Simon y Belami ya habían pasado sin obstáculos a través de las líneas sarracenas y ahora avanzaban al paso por el desierto que separaba a los dos ejércitos, hacia el campamento de De Lusignan.
El ejército cruzado estaba atrincherado alrededor del costado oriental de Acre, con «zapas» y trincheras en zigzag cavadas a través de las playas de la bahía del sector meridional. Ello significaba que a la guarnición sarracena de Acre sólo se la podía abastecer eficazmente por mar.
El ejército de Saladino, bajo el mando de Taki-ed-Din, se hallaba concentrado en torno a la alta planicie de Kahn-el-Ayadich, al este del ejército de los cruzados.

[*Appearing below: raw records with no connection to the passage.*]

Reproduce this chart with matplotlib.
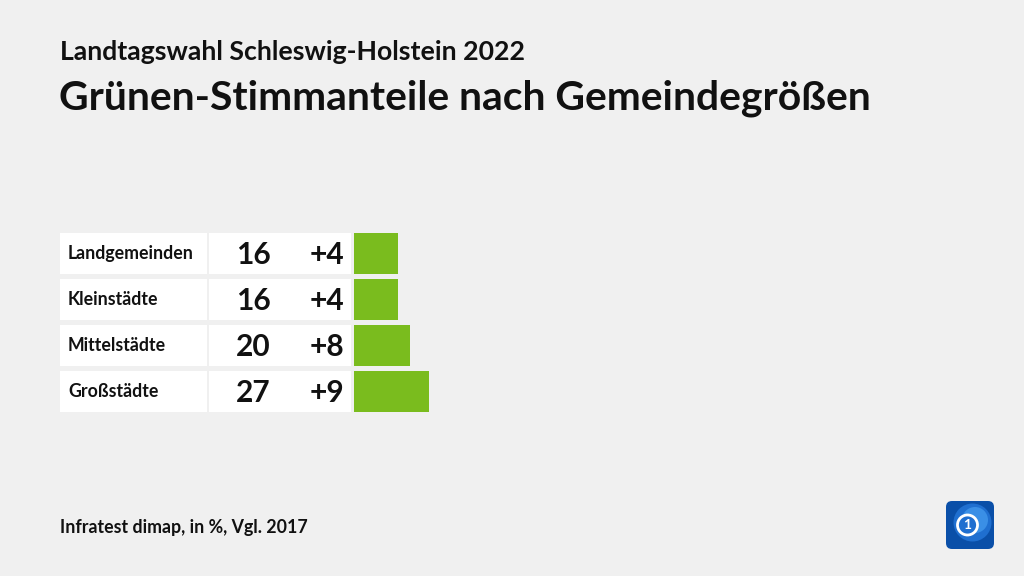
import matplotlib
matplotlib.use("Agg")
import matplotlib.pyplot as plt
from matplotlib.patches import Rectangle, FancyBboxPatch, Circle
import matplotlib.transforms as mtransforms

categories = ["Landgemeinden", "Kleinstädte", "Mittelstädte", "Großstädte"]
values = [16, 16, 20, 27]
changes = ["+4", "+4", "+8", "+9"]

W, H = 1024, 576
BG = "#f0f0f0"
GREEN = "#7abc1e"
FONT = ["Lato", "DejaVu Sans"]

fig = plt.figure(figsize=(W / 100, H / 100), dpi=100, facecolor=BG)

def fx(px):
    return px / W

def fy(py):
    return 1 - py / H

# Titles
fig.text(fx(60), fy(52), "Landtagswahl Schleswig-Holstein 2022", fontsize=19.2,
         fontweight="bold", family=FONT, va="center", ha="left", color="#111111")
fig.text(fx(59), fy(98), "Grünen-Stimmanteile nach Gemeindegrößen", fontsize=29.4,
         fontweight="bold", family=FONT, va="center", ha="left", color="#111111")
fig.text(fx(60), fy(527), "Infratest dimap, in %, Vgl. 2017", fontsize=12.8,
         fontweight="bold", family=FONT, va="center", ha="left", color="#111111")

# Bar axes
step = 46.0
top = 253.8 - step / 2
scale = 2.78  # px per percent
ax_w_px = 100 * scale
ax = fig.add_axes([fx(354), fy(top + 4 * step), ax_w_px / W, 4 * step / H])
ax.set_xlim(0, 100)
ax.set_ylim(3.5, -0.5)
ax.axis("off")
ypos = list(range(len(categories)))
bh = 41 / step
ax.barh(ypos, values, height=bh, color=GREEN, left=0)

tr = mtransforms.blended_transform_factory(fig.transFigure, ax.transData)
for i, (cat, v, ch) in enumerate(zip(categories, values, changes)):
    ax.add_patch(Rectangle((fx(60), i - bh / 2), fx(207) - fx(60), bh, transform=tr,
                           facecolor="white", edgecolor="none", clip_on=False))
    ax.add_patch(Rectangle((fx(209), i - bh / 2), fx(351) - fx(209), bh, transform=tr,
                           facecolor="white", edgecolor="none", clip_on=False))
    ax.text(fx(68), i, cat, transform=tr, fontsize=12.8, fontweight="bold", family=FONT,
            va="center", ha="left", color="#111111")
    ax.text(fx(253), i + 0.03, str(v), transform=tr, fontsize=21.5, fontweight="bold",
            family=FONT, va="center", ha="center", color="#111111")
    ax.text(fx(344), i + 0.03, ch, transform=tr, fontsize=21.5, fontweight="bold",
            family=FONT, va="center", ha="right", color="#111111")

# Logo
lax = fig.add_axes([fx(945), fy(550), 50 / W, 50 / H])
lax.set_xlim(0, 1)
lax.set_ylim(0, 1)
lax.axis("off")
lax.add_patch(FancyBboxPatch((0.02, 0.02), 0.96, 0.96, boxstyle="round,pad=0,rounding_size=0.12",
                             facecolor="#0a4fa8", edgecolor="none"))
lax.add_patch(Circle((0.55, 0.55), 0.38, facecolor="#1f6fd0", edgecolor="none"))
lax.add_patch(Circle((0.6, 0.6), 0.26, facecolor="#3a8fe6", edgecolor="none"))
lax.add_patch(Circle((0.45, 0.5), 0.2, facecolor="#1f6fd0", edgecolor="white", linewidth=2))
lax.text(0.45, 0.5, "1", color="white", fontsize=10, fontweight="bold", ha="center",
         va="center", family=FONT)

fig.savefig("out.png", dpi=100, facecolor=BG)
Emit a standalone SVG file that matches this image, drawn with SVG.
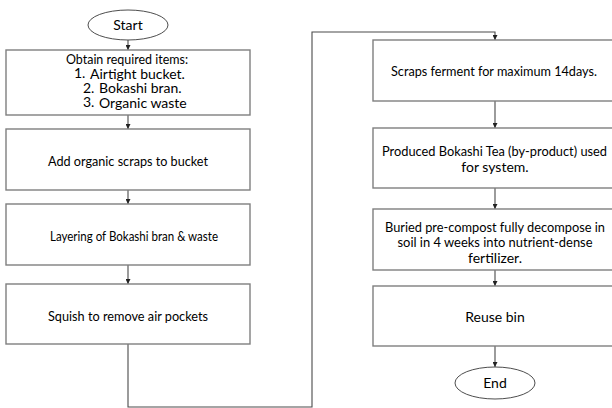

Cuando Saladino tomó Acre en julio de 1187, cuatro días después de la batalla de Hittin, dejó una fuerte guarnición a cargo de la ciudad. Entonces partió para conquistar Jerusalén y Ascalón, y sólo fracasó al intentar apoderarse de Tiro, el otro puerto importante para el desembarco de refuerzos destinados a los Cruzados, cuando Conrad de Montferrat llegó por mar con su pequeño ejército y asumió la defensa del puerto. Aquello fue un grave golpe para los sarracenos, que, como sus predecesores al mando de Saladino, decidieron abandonar la campaña y regresar a casa para pasar el invierno. A pesar de las protestas y las advertencias del sultán, la mitad de su enorme ejército virtualmente se desvaneció de la noche a la mañana. De repente se encontró sin poder.